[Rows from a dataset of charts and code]
§ §

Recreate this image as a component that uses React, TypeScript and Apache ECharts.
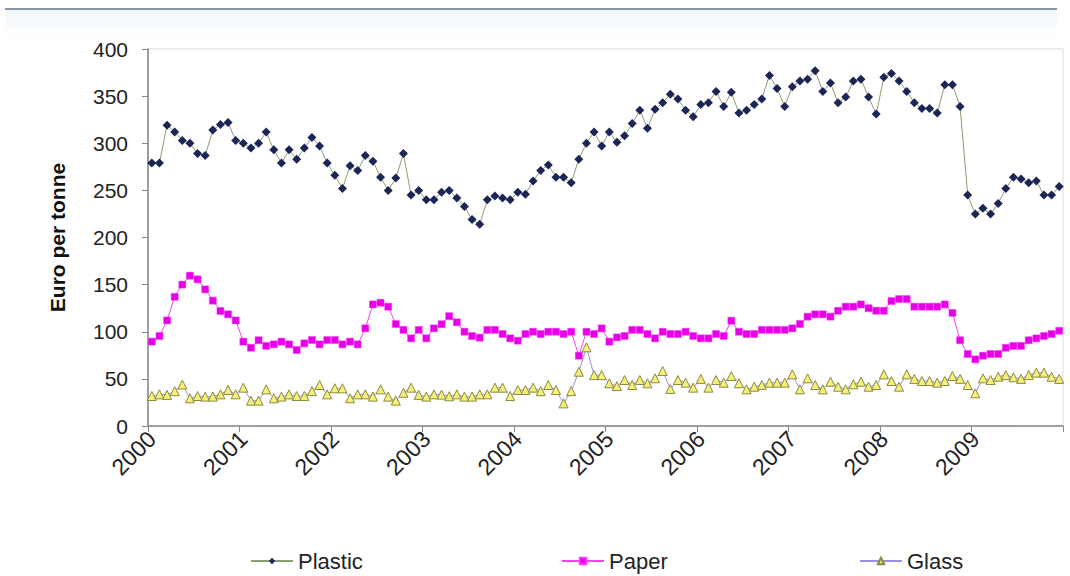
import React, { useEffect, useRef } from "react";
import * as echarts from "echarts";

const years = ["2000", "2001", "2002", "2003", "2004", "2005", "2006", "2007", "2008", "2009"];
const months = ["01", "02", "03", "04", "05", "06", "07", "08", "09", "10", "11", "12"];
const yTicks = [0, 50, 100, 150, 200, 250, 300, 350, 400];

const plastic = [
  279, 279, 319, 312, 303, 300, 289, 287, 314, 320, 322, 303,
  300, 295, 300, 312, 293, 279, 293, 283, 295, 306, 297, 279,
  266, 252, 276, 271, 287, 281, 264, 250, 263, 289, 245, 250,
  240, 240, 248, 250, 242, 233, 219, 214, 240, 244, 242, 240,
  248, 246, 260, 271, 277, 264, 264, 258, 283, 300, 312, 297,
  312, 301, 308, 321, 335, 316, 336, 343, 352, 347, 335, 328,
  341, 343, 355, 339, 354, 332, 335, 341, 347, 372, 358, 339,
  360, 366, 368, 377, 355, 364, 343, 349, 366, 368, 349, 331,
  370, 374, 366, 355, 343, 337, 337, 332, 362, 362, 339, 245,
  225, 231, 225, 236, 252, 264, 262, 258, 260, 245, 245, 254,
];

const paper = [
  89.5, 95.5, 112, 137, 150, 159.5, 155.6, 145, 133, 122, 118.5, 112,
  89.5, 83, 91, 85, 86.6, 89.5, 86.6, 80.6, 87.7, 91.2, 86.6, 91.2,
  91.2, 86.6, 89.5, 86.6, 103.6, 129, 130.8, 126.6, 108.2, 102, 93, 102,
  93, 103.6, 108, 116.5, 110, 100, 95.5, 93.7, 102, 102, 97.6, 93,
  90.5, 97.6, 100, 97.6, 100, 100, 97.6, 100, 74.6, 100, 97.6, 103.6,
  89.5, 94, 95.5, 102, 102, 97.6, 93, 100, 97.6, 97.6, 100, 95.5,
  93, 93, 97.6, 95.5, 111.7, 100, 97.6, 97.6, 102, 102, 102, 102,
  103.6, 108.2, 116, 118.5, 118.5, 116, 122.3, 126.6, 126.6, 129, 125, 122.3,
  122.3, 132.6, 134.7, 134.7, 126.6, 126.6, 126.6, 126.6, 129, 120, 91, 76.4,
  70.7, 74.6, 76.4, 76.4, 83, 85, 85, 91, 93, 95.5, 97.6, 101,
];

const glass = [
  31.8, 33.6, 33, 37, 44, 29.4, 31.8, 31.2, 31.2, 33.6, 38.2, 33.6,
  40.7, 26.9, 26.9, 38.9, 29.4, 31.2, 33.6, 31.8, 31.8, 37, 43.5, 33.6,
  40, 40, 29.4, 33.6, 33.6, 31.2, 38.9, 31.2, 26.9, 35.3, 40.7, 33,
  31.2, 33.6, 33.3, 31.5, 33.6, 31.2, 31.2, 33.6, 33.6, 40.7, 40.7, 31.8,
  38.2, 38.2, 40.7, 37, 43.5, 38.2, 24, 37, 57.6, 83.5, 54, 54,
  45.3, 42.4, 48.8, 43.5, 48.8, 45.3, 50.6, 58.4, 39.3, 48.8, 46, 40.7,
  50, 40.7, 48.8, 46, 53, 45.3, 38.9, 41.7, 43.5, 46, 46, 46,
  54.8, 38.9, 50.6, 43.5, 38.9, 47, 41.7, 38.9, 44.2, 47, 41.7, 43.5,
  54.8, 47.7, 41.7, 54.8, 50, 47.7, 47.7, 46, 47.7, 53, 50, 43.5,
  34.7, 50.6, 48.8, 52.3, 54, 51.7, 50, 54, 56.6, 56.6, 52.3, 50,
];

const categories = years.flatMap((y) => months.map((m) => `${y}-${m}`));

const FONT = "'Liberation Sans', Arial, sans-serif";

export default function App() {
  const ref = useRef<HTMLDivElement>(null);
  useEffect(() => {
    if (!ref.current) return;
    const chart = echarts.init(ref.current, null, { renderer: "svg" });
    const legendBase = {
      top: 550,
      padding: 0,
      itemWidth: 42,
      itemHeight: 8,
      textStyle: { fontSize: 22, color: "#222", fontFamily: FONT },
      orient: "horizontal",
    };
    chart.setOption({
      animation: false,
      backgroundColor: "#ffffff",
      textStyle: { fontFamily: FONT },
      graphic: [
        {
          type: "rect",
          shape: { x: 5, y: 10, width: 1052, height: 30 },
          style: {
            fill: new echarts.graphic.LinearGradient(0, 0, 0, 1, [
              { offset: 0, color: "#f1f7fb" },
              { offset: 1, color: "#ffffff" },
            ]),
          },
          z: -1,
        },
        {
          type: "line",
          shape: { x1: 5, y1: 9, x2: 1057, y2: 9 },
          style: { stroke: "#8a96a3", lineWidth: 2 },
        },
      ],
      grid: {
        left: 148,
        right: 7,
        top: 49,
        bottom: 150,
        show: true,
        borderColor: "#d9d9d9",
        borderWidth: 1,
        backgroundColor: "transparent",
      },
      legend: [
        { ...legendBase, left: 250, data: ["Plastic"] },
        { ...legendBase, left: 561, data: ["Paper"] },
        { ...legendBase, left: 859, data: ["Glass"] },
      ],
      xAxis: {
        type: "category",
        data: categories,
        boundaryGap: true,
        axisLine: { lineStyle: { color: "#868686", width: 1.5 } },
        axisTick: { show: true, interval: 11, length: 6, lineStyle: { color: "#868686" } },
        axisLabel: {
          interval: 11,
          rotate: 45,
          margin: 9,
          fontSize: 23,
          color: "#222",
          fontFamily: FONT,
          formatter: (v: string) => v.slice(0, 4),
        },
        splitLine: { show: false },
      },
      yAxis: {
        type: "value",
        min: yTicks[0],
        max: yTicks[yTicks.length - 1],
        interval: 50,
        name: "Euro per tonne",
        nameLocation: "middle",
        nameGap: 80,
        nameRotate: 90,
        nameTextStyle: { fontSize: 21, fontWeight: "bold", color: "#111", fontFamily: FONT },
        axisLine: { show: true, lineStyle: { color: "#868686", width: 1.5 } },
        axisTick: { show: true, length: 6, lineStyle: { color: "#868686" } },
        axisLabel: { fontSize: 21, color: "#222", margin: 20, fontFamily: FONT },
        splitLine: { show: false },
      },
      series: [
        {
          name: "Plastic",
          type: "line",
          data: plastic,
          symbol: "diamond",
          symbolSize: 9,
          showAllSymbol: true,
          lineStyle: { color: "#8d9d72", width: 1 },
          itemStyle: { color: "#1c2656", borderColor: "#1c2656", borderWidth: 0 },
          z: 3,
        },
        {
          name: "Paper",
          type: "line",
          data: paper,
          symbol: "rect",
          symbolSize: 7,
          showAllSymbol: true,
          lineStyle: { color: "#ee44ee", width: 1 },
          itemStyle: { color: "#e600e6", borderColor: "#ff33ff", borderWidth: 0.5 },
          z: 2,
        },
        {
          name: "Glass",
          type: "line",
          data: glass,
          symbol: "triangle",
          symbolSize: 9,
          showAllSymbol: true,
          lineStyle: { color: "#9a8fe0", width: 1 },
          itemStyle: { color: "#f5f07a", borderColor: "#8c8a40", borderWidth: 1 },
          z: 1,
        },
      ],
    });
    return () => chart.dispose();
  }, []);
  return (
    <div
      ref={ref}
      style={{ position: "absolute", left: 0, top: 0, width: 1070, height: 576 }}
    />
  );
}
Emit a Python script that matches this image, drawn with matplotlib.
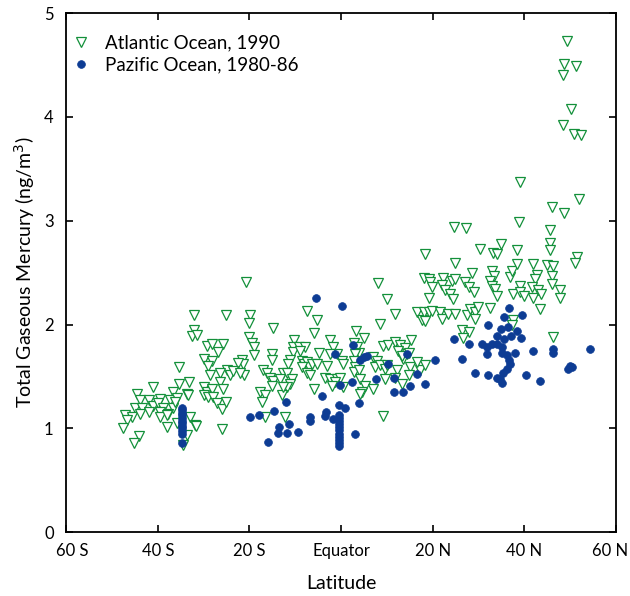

§ §

- WRITTEN TASK
Without the pictures, please reproduce each line of the listing above exactly, from the first one through the line bearing "import * as".

- RESPONSE BELOW
Recreate this image as a component that uses React, TypeScript and Apache ECharts.
import React, { useEffect, useRef } from "react";
import * as echarts from "echarts";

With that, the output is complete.